The next four hours

Eoin Landers
Eoin Landers

May 15 ∙ 4 minutes read

“What am I doing right now? I am going to spend the next four hours sharpening my axe.”

I’m a travel geek through and through. With the exception of one year as a teacher, my entire adult life has been spent working in the travel industry. The current global pandemic concerning COVID-19 is one of three major challenges in my career, the other two being the terrorist attacks in 2001 and the economic crash of 2007. 

First off, this is a terrible time for people and businesses right now. I’m based in Seattle, one of the initial areas to be affected in the US. But my most important learning from 2001 and 2007? Try not to despair, it will get better. 

President Abraham Lincoln’s quote: “Give me six hours to chop down a tree and I will spend the first four sharpening the axe,” is now very apt.

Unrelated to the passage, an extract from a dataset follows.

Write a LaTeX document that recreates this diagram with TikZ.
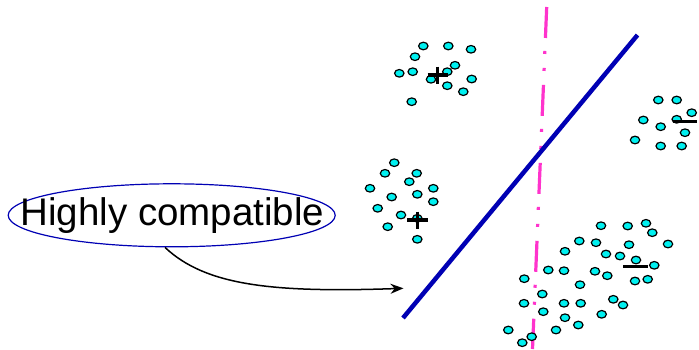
\documentclass[tikz,border=0pt]{standalone}
\usepackage{fontspec}
\setmainfont{Liberation Sans}
\usetikzlibrary{shapes.geometric,arrows.meta}
\definecolor{sepblue}{HTML}{0000B4}
\definecolor{pinkline}{HTML}{FF33CC}
\definecolor{dotcyan}{HTML}{00F0F0}
\tikzset{
  dot/.style={fill=dotcyan,draw=black,line width=1.2pt},
  sign/.style={draw=black,line width=3.5pt},
  sepline/.style={draw=sepblue,line width=4.5pt},
  altline/.style={draw=pinkline,line width=3.2pt,dash pattern=on 31pt off 13pt on 3pt off 14pt on 3pt off 14pt},
  labelring/.style={ellipse,draw=sepblue,line width=1.2pt,minimum width=327pt,minimum height=63pt,inner sep=0pt},
  labeltext/.style={inner sep=0pt,font=\fontsize{38.5}{42}\selectfont},
  conn/.style={draw=black,line width=1.5pt,-{Stealth[length=13pt,width=10pt]}}
}
\begin{document}
\begin{tikzpicture}[x=1pt,y=-1pt]
\fill[white] (0,0) rectangle (699,349);
\useasboundingbox (0,0) rectangle (699,349);
% lines
\draw[altline] (546.7,7) -- (532.5,349);
\draw[sepline] (403,318) -- (637.5,35);
% dots
\foreach \x/\y in {423.3/46,448.3/46,471/49.3,415/56.7,455/65.3,399.3/73.3,412.7/71.7,447.3/71.7,431/79.3,471.7/79,447.3/85.7,463.3/91.7,411.7/101.7,
394.3/162.7,385/173.3,416.7/173.3,409.3/181.7,370/188.3,391.7/197,417.3/194.3,433.3/188.3,433.3/201.7,377.7/208.3,401/215,417.3/218.3,387.7/226.7,417.3/239.3,
658.3/100,676.7/100,691.7/112.7,643.3/120,676.7/119.3,660.7/126.7,685/132.7,635/140,660.7/146,681.7/146,
601/225.7,627.7/226,646/223.3,652.3/232.7,579.3/241,596/242.7,629/244.7,668/244,565/251.3,606/254,620/256,636/260,654.3/265.3,548.3/270,564/270.7,595/271.3,607.3/275.7,524.3/278.7,635/281,647.7/279.3,580/284.7,542.3/294,524/303.3,564/303.3,580.7/303.3,613.3/299.3,623/305,543.3/311.7,565/317.7,601.7/314.3,578.3/325,556/330,508.3/330,531.7/336.7,522.3/342.7}
  \path[dot] (\x,\y) ellipse [x radius=4.7pt,y radius=3.8pt];
% plus and minus signs
\draw[sign] (427.5,75) -- (447.5,75) (437.5,66.5) -- (437.5,83.5);
\draw[sign] (407,220) -- (428,220) (417.5,211.5) -- (417.5,228.5);
\draw[sign] (673.3,121.7) -- (697.3,121.7);
\draw[sign] (623.3,266.7) -- (648.3,266.7);
% label and connector
\node[labelring] (hc) at (171.7,215.3) {};
\node[labeltext] (hctext) at (172.5,215.5) {Highly compatible};
\coordinate (tip) at (403.5,288.3);
\draw[conn] ([xshift=-6.7pt]hc.south) .. controls (205,285) and (270,293) .. (tip);
\end{tikzpicture}
\end{document}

We have six hours to prepare for the eventual rebound in business activity and we’re certainly using this time to start sharpening our respective axes. 

Whilst the axe you grind will invariably be different to mine, I wanted to share some tips on what can be done in the next four figurative hours:

1. Data, data, data

If data is the new oil, then think of this time as filtering your oil. 

Whether it’s your CRM data, or your spend analysis data, or even your customer data, now is a good time to make sure that data is giving you high-quality outputs. This exercise can be a huge time burden, but in order to move from making decisions based on gut instinct to data-driven, the cleaner your data, the better your decisions. 

So start updating records. If you can, spend an hour every day assessing the accuracy and accessibility of your data. The pay-off will be massive in the long run.

2. Map out your workflows

This is actually really important and rarely done. Most internal processes are clearly mapped when they are put in place: clean, simple and elegant. But then they slowly grow into unrecognisable beasts. Now could be the time to write down how things should get done in your company. 

For example, how should a salesperson place an order? How is that order documented? Or for the subjects that I know extremely well, who should approve travel? Is approval required before every booking? Who approves individual expense claims? Is it the same person who approved the travel? How does an employee get reimbursed? 

Taking the time to map out how things are done today will help you with the next couple of steps.

3. Encourage innovation

By now I’m sure you’ve seen the many social posts about how William Shakespeare wrote King Lear and Sir Isaac Newton invented Calculus while in quarantine. Now could be that chance for your people to come up with the next best thing in your industry. 

You may have heard of Google’s 20% cent rule. Every employee is allowed to use 20% of their time working on their own Google-related passions. Gmail, Google News and Google Maps are just a few of the not so insignificant outputs from this. 

So whilst many are still busy or placed on job retention schemes, there will also be many without the scheduling demands they are used to. Use this extra bandwidth, if you have it, coupled with a limitless imagination and a little risk to consider how you could better serve your customers and employees. 

Not all ideas will be masterpieces but some will. And the benefits to your organisation might be to the level of King Lear or Calculus. We have a few ideas brewing here at SalesTrip…

4. Get lean

This will automatically happen to some degree but with clean data, improved processes and now your creative juices flowing, you’ll be able to start to identify areas for improvement across your business. In the travel industry, there are countless examples of airlines, hotels and others, who during similar periods of severe economic disruption, enhanced their products, servicing or processes. In all of the examples that I know of, they were much better positioned when business started to thrive again – and in some notable examples, they dominated.  

Ultimately, we’re in a temporary situation. The game will resume in 6 hours. So be prepared, start sharpening your axe. You’re going to have to cut down that tree sooner rather than later, so make sure you’re ready to be successful once the game starts again. For both your customers and your people.